Para el cálculo, se clasifican las fuentes de agua en tres colores: agua azul, verde y gris. La azul es el volumen de agua dulce que se obtiene de los recursos hídricos del planeta, ya sean aguas superficiales (ríos, lagos y embalses) o acuíferos subterráneos. La verde es el agua de lluvia almacenada en el suelo como humedad y que se evapora durante la producción de los bienes. El tercer componente es el de la huella hídrica gris: cuando se fabrica una prenda de vestir, por ejemplo, se usan tintes y otras sustancias químicas que tienen que ser tratadas antes de ser vertidas para que no contaminen el entorno. Para asimilarlas, también se necesita agua.
El impacto de España
Sea del color que sea, la huella hídrica global es de 7,45 billones de m3 anuales, lo que supone un promedio de 1.240 m3 al año por persona. Sin embargo, las cifras pueden variar enormemente de un país a otro. Los españoles, como los habitantes de otros países del Sur de Europa como Grecia, Italia y Portugal, somos los que dejamos mayor huella hídrica después de los estadounidenses: 2.325 m3 al año frente a 2.480 m3 en EE.UU. Para hacerse una idea, esta cantidad equivale a casi toda el agua que puede contener una piscina de dimensiones olímpicas (50 metros de largo). En el lado opuesto, los chinos tan sólo consumen una media de 700 m3 por habitante y año.

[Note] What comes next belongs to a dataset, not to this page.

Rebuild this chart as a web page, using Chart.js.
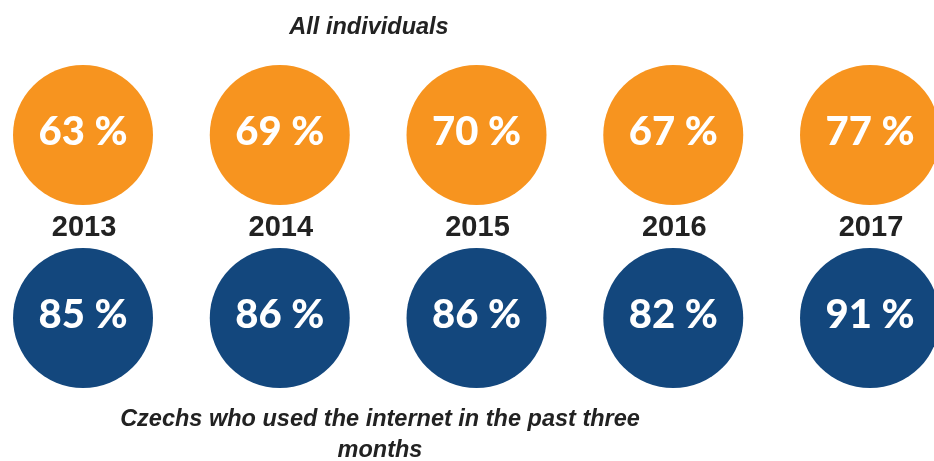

Para calcular la huella hídrica de un país se tienen en cuenta aspectos como los hábitos de consumo de sus habitantes (una dieta vegetariana siempre tendrá menor impacto que una que incluya carne); la eficiencia del uso del agua (sobre todo en las prácticas agrícolas) o el clima. España es el país más árido de Europa. La huella hídrica de la agricultura y la ganadería es, con diferencia, la más grande entre todos los demás sectores y alcanza aproximadamente el 80% del consumo de agua.
Se da otro fenómeno y es que, para satisfacer las necesidades de los consumidores españoles, no es suficiente con los productos fabricados aquí, se deben importar algunos del extranjero. Y, al hacerlo, se importa también el agua que se ha necesitado para fabricarlos. En concreto, un 36% del total de la huella hídrica en España procede del exterior, según la organización Water Footprint Network.
Se importa muchísima agua comprando cereales y piensos a países como Francia y Alemania, que luego se utilizan para alimentar al ganado. Pero, de otra manera, se gastaría demasiada agua para producir unos bienes que, en realidad, tienen muy poco valor económico. Si no se hicieran estos trueques con el agua virtual, los españoles sólo podríamos comer, como máximo, la mitad de la carne que se consume en la actualidad.
Con datos como estos sobre la mesa, parece claro que los gobiernos deben situar la cuestión del agua en el centro de sus políticas, sobre todo cuando se trata de países áridos y semiáridos. España fue, en el 2008, uno de los primeros países en aprobar una instrucción de planificación que incluía el análisis de la huella hídrica como criterio técnico para gestionar las cuencas hidrográficas. «No es la panacea, pero es útil llevar una contabilidad del agua para gestionar bien nuestros recursos», afirma Maite Aldaya, investigadora de la Universidad Pública de Navarra (UPNA) y consultora del Programa de las Naciones Unidas para el Medio Ambiente.
Sin embargo, en España, como en otros países, se siguen construyendo grandes infraestructuras hidráulicas para transferir o exportar agua de las zonas donde se supone que sobra a donde supuestamente falta, como se ha hecho con el trasvase del Tajo-Segura, que tanta polémica ha motivado. Y esa no es la solución. Para el profesor Ramón Llamas, director del Observatorio del Agua de la Fundación Botín, «en España no hace falta físicamente agua, lo que ocurre es que está mal administrada». Habría que reasignar los recursos para destinarlos a usos más rentables económica y socialmente, y uno de los principales obstáculos para ellos es que se utiliza el agua «como arma política para ganar votos».